Sí, hay feminismo y cierta dosis de corrección política en la película… tanta como de incorrección (I must go punch that baby). Eso sí, a diferencia de lo que sucede en la Barbie de Greta Gerwig, en el mundo de Bella no todos los hombres son imbéciles: ahí están Harry Astley (Jerrod Carmichael), que se escuda tras el cinismo filosófico para ocultar su weltschmerz, y le muestra a Bella el mundo como es; Max McCandless (Ramy Youssef), que siendo un estudiante pobre no está tan permeado por la asfixiante austeridad social, lo que le permite comprender y aceptar a la mujer tan inusual de la que se ha enamorado…
Y eso nos lleva al tema de las actuaciones. Como queda dicho, Emma Stone se eleva hasta el espacio cósmico (o hasta que su cabeza choque con el domo, acotaría un terraplanista) al entregarnos la única Bella posible. Téngase en cuenta que por lo regular una película no se filma en orden, de manera que la actriz y el director debían regular la intensidad de la interpretación, el arco dramático de un personaje que al principio se mueve y habla como un bebé y termina haciéndolo como una mujer adulta, para que la escena filmada hoy pudiera suceder orgánicamente a otra rodada tal vez tres semanas antes. Si eso es difícil en cualquier filme, hay que ver lo que es aquí…
Mark Ruffalo y Willem Defoe están bien, sobre todo el primero, cuyo Duncan se nos presenta con el empaque de un Casanova arrogante y acaba mostrándose como el bellaco sin autoestima que siempre fue. Me agradó, en particular, redescubrir a la gran Hanna Schygulla, la musa de Fassbinder, que también trabajó en Latinoamérica —en El verano de la señora Forbes, (1988) de Jaime Humberto Hermosillo, con guion de García Márquez, y que tuvo una personal relación con Cuba— en el papel de la inefable Martha. Como suele suceder, hay actores en personajes secundarios que brillan: la francesa Suzy Bemba como Toinette, la prostituta socialista; Christopher Abbott como Alfie Blessington, el marido sádico; Kathryn Hunter como Porcina, la madama pragmática…

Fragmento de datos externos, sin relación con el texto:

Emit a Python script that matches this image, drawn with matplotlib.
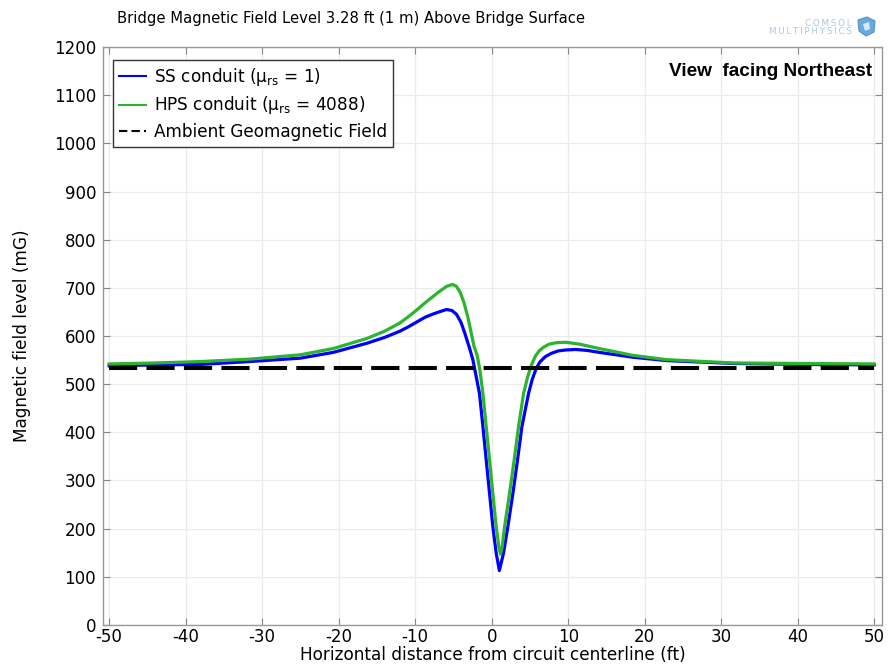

Hace poco leí el artículo de un conocido crítico español que arremetía contra Poor things, considerándola una obra inflada y pretenciosa, y a Lanthimos un tipo que trata de hacerse el profundo. En todo caso, quien procura aparentar solidez e independencia de pensamiento es ese crítico. Háganme caso: Poor things es una gran película, un espectáculo fabuloso, sensual y terrible, una reflexión acerca de cuán difícil resulta aceptar el mundo como es y de la necesidad de rebelarse contra lo que no nos satisface. Quien necesite más profundidad, ahí tiene la Fosa de las Marianas.
[i] La protagonista se pasa tres cuartos de la película desnuda o por lo menos descalza, y la mitad de ese tiempo tirándose a alguien. (No es que me queje, claro).
[ii] Uf, es difícil esto de analizar spoileando lo menos posible…


Cita obligada de cada domingo en ésta ciberesquina, muchas gracias otra vez por ayudarnos a ver más allá de la epidermis, algunos (y al parecer el crítico español también) se quedan allí.